▶ REQUIREMENT
Reproduce each line bearing the word "chart".

▶ GIVEN DATA

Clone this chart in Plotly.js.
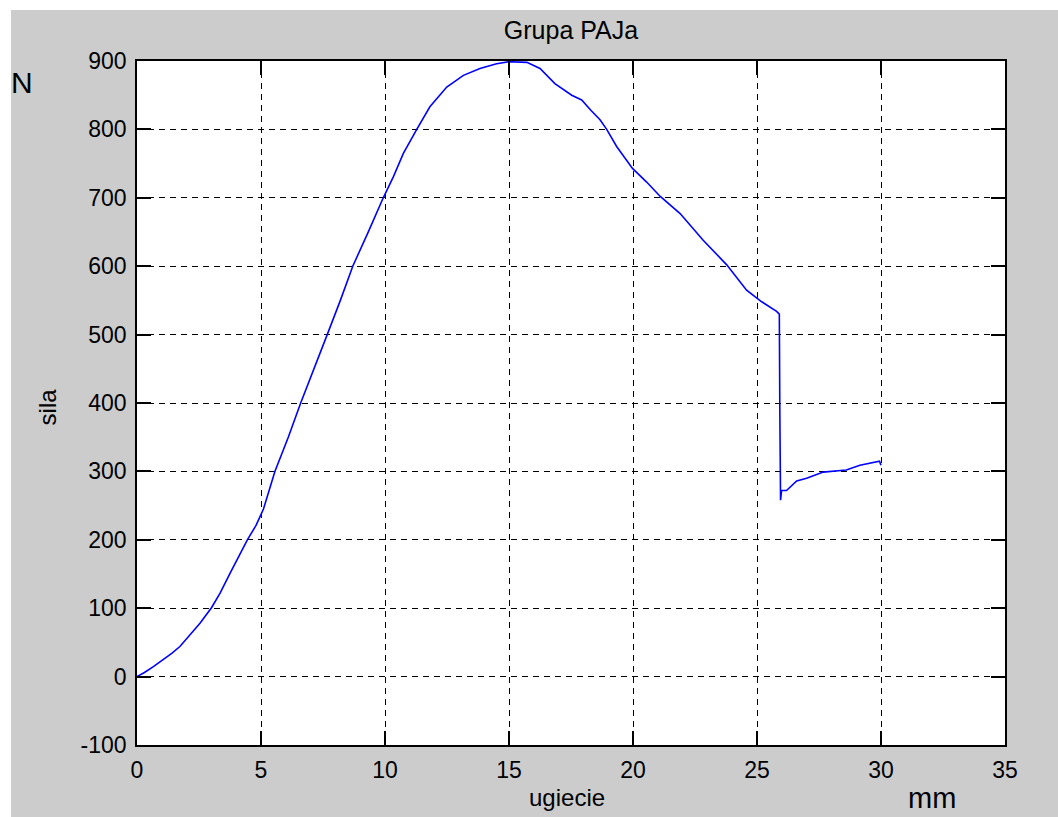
<!DOCTYPE html>
<html>
<head>
<meta charset="utf-8">
<script src="https://cdn.plot.ly/plotly-3.0.1.min.js"></script>
<style>
  html, body { margin: 0; padding: 0; background: #ffffff; }
  #chart { position: absolute; left: 11px; top: 10px; width: 1047px; height: 807px; }
</style>
</head>
<body>
<div id="chart"></div>
<script>
// deflection (mm)
const ugiecie = [0, 0.3, 0.66, 1.06, 1.4, 1.73, 2.1, 2.54, 3.01, 3.35, 3.75, 4.02, 4.45, 4.8, 5.1, 5.56,
  6.1, 6.6, 7.1, 7.67, 8.2, 8.7, 9.3, 9.93, 10.34, 10.74, 11.28, 11.81, 12.49, 13.16, 13.83, 14.5,
  15.0, 15.4, 15.72, 16.25, 16.85, 17.53, 17.93, 18.3, 18.67, 18.94, 19.34, 19.98, 20.55, 21.1,
  21.9, 22.83, 23.78, 24.58, 24.98, 25.19, 25.79, 25.9, 25.92, 25.95, 25.99, 26.19, 26.6, 27.0,
  27.67, 28.6, 29.15, 29.83, 29.94, 30.0];
// force (N)
const sila = [0, 6, 14.5, 25, 34, 44, 60, 78, 101, 122, 151, 170, 200, 221, 245, 300,
  350, 400, 448, 500, 550, 600, 648, 700, 731, 765, 800, 833, 862, 879, 889, 896,
  899, 899, 898, 889, 867, 850, 843, 828, 814, 800, 775, 743, 723, 702,
  677, 638, 602, 565, 553, 548, 534, 530, 390, 258, 272, 272, 286, 290,
  299, 302, 309, 314, 315, 309];

const xTicks = [0, 5, 10, 15, 20, 25, 30, 35];
const yTicks = [-100, 0, 100, 200, 300, 400, 500, 600, 700, 800, 900];

const titleText = 'Grupa PAJa';
const xLabel = 'ugiecie';
const yLabel = 'sila';
const yUnit = 'N';
const xUnit = 'mm';

const FONT = 'Arial, "Liberation Sans", sans-serif';

const trace = {
  x: ugiecie, y: sila, type: 'scatter', mode: 'lines',
  line: { color: '#0000ff', width: 1.6 },
  hoverinfo: 'x+y'
};

const axisCommon = {
  showline: true, linecolor: '#000000', linewidth: 1.5, mirror: 'ticks',
  ticks: 'inside', ticklen: 14, tickwidth: 1.5, tickcolor: '#000000',
  showgrid: true, gridcolor: '#000000', gridwidth: 1, griddash: '6px,5px',
  zeroline: false, tickfont: { family: FONT, size: 23, color: '#000000' },
  fixedrange: true
};

const layout = {
  width: 1047, height: 807,
  margin: { l: 126, r: 53, t: 51, b: 72 },
  paper_bgcolor: '#cccccc', plot_bgcolor: '#ffffff',
  showlegend: false,
  title: { text: titleText, font: { family: FONT, size: 25, color: '#000000' },
           x: 0.5, xref: 'paper', xanchor: 'center', y: 0.975, yref: 'container', yanchor: 'middle' },
  xaxis: Object.assign({}, axisCommon, { range: [0, 35], tickvals: xTicks, ticktext: xTicks.map(String), ticklabelstandoff: 4 }),
  yaxis: Object.assign({}, axisCommon, { range: [-100, 900], tickvals: yTicks, ticktext: yTicks.map(String), ticklabelstandoff: 4 }),
  annotations: [
    { text: yLabel, xref: 'paper', yref: 'paper', x: -0.1037, y: 0.495, textangle: -90,
      showarrow: false, xanchor: 'center', yanchor: 'middle', font: { family: FONT, size: 24, color: '#000000' } },
    { text: xLabel, xref: 'paper', yref: 'paper', x: 0.4954, y: -0.0765,
      showarrow: false, xanchor: 'center', yanchor: 'middle', font: { family: FONT, size: 24, color: '#000000' } },
    { text: yUnit, xref: 'paper', yref: 'paper', x: -0.1325, y: 0.969,
      showarrow: false, xanchor: 'center', yanchor: 'middle', font: { family: FONT, size: 30, color: '#000000' } },
    { text: xUnit, xref: 'paper', yref: 'paper', x: 0.916, y: -0.0775,
      showarrow: false, xanchor: 'center', yanchor: 'middle', font: { family: FONT, size: 29, color: '#000000' } }
  ]
};

Plotly.newPlot('chart', [trace], layout, { displayModeBar: false, staticPlot: false });
</script>
</body>
</html>
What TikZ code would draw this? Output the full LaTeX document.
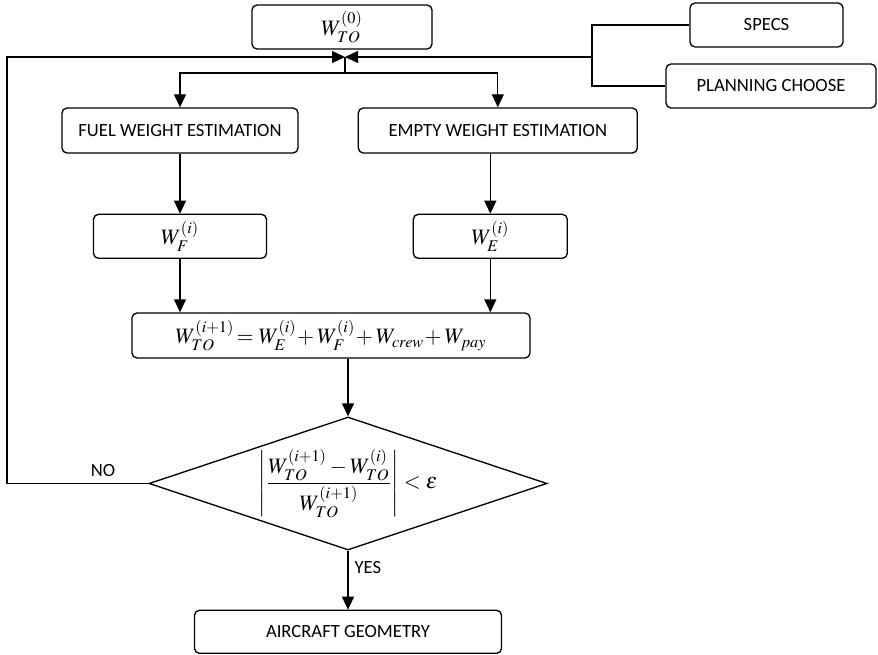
\documentclass[tikz,border=0pt]{standalone}
\usepackage{amsmath}
\usepackage{mathptmx}
\usepackage[no-math]{fontspec}
\setmainfont{Carlito}
\usepackage{tikz}
\usetikzlibrary{positioning, arrows.meta, shapes.geometric}

\begin{document}
\begin{tikzpicture}[>={Triangle[length=0.26cm,width=0.24cm]}, line width=0.75pt,
    font=\fontsize{10.6pt}{12.7pt}\selectfont,
    box/.style={draw, rounded corners=0.1cm, minimum height=0.88cm, inner sep=0pt, align=center},
    formula/.style={font=\fontsize{12.5pt}{15pt}\selectfont},
    test/.style={draw, diamond, aspect=3, inner sep=0pt, minimum width=7.96cm, minimum height=2.66cm}]
    \useasboundingbox (0,0) rectangle (17.56,-13.08);

    % Nodes
    \node[box, formula, minimum width=3.6cm] (w0) at (6.84,-0.54) {$W_{TO}^{(0)}$};
    \node[box, minimum width=3.06cm] (specs) at (15.33,-0.50) {SPECS};
    \node[box, minimum width=4.2cm] (plan) at (15.42,-1.72) {PLANNING CHOOSE};
    \node[box, minimum width=4.72cm, minimum height=0.9cm] (fuel) at (3.60,-2.61) {FUEL WEIGHT ESTIMATION};
    \node[box, minimum width=5.58cm, minimum height=0.9cm, right=1.18cm of fuel] (empty) {EMPTY WEIGHT ESTIMATION};
    \node[box, formula, minimum width=3.46cm, below=1.2cm of fuel] (wf) {$W_F^{(i)}$};
    \node[box, formula, minimum width=3.08cm, below=1.2cm of empty, xshift=-0.15cm] (we) {$W_E^{(i)}$};
    \node[box, formula, minimum width=7.96cm, minimum height=0.9cm] (sum) at (6.62,-6.71)
        {$W_{TO}^{(i+1)}\!=W_E^{(i)}\!+W_F^{(i)}\!+W_{crew}\!+W_{pay}$};
    \node[test, formula] (check) at (6.96,-9.67)
        {$\displaystyle\left|\frac{W_{TO}^{(i+1)} - W_{TO}^{(i)}}{W_{TO}^{(i+1)}}\right| < \varepsilon$};
    \node[box, minimum width=6.14cm, minimum height=0.86cm, below=1.18cm of check] (geom) {AIRCRAFT GEOMETRY};

    \coordinate (meet) at (6.90,-1.14);
    \coordinate (split) at (6.90,-1.46);
    \coordinate (bus) at (11.84,-1.14);
    \coordinate (back) at (0.14,-9.67);

    % Inputs
    \draw (specs.west) -| (plan.west -| bus) -- (plan.west);
    \draw[->] (bus) -- (meet);
    \draw[->] (check.west) -- node[pos=0.32, above] {NO} (back) |- (meet);

    % Arrows
    \draw (meet) -- (split);
    \draw[->] (split) -| (fuel.north);
    \draw[->] (split) -| (empty.north);
    \draw[->] (fuel) -- (wf);
    \draw[->] (empty.south -| we) -- (we);
    \draw[->] (wf) -- (wf |- sum.north);
    \draw[->] (we.south) -- (we.south |- sum.north);
    \draw[->] (check.north |- sum.south) -- (check.north);
    \draw[->] (check.south) -- node[pos=0.28, right] {YES} (geom.north);
\end{tikzpicture}
\end{document}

▶ FINAL RESULT
Clone this chart in Plotly.js.
  #chart { position: absolute; left: 11px; top: 10px; width: 1047px; height: 807px; }
<div id="chart"></div>
Plotly.newPlot('chart', [trace], layout, { displayModeBar: false, staticPlot: false });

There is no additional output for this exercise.